Ai Weiwei in Indy

Yesterday I visited The Indianapolis Museum of Art’s current exhibition of the work of Ai Weiwei, Chinese artist, political activist, and all-around provocateur. The exhibit, entitled Ai Weiwei: According to What?, has a large number of his works including examples of his series of “studies in perspective” in which he flicks off the White House and Tiananmen. Some of his pieces rely on salvaged materials that are reassembled using traditional Chinese joining techniques, including his iconic Map of China. Photographs from his period in New York are featured including a few taken of him with Allen Ginsburg, and another of the young artist imitating Andy Warhol.

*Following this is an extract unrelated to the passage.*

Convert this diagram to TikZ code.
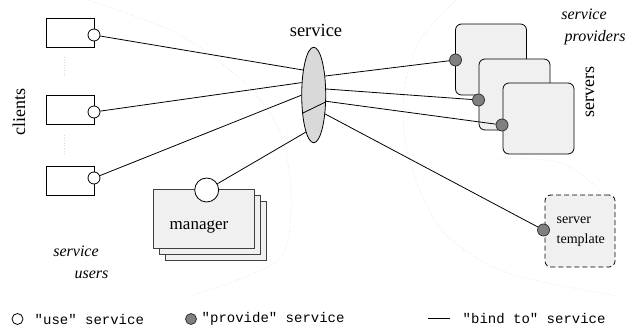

Some of the works are much less visually striking than others, but often the process and message behind them are more important that the actual works themselves. I felt this was especially the case with his most politically significant work in the exhibit in which he critiques the Chinese government’s handling of the 2008 earthquake in Sichuan province. In the last room of the exhibit, the 5,000+ names of children killed in poorly-constructed school buildings are posted on the wall and read through a speaker with a series of stacked pieces of rebar laying in the foreground. The stacks of rebar aren’t particularly impressive themselves, but the viewer learns that these were taken from buildings destroyed in the earthquake and painstakingly re-straightened by Ai Weiwei and his assistants. In attempting to set right what he sees as wrong, oftentimes in open provocation of the Chinese government, Ai Weiwei does his most powerful work.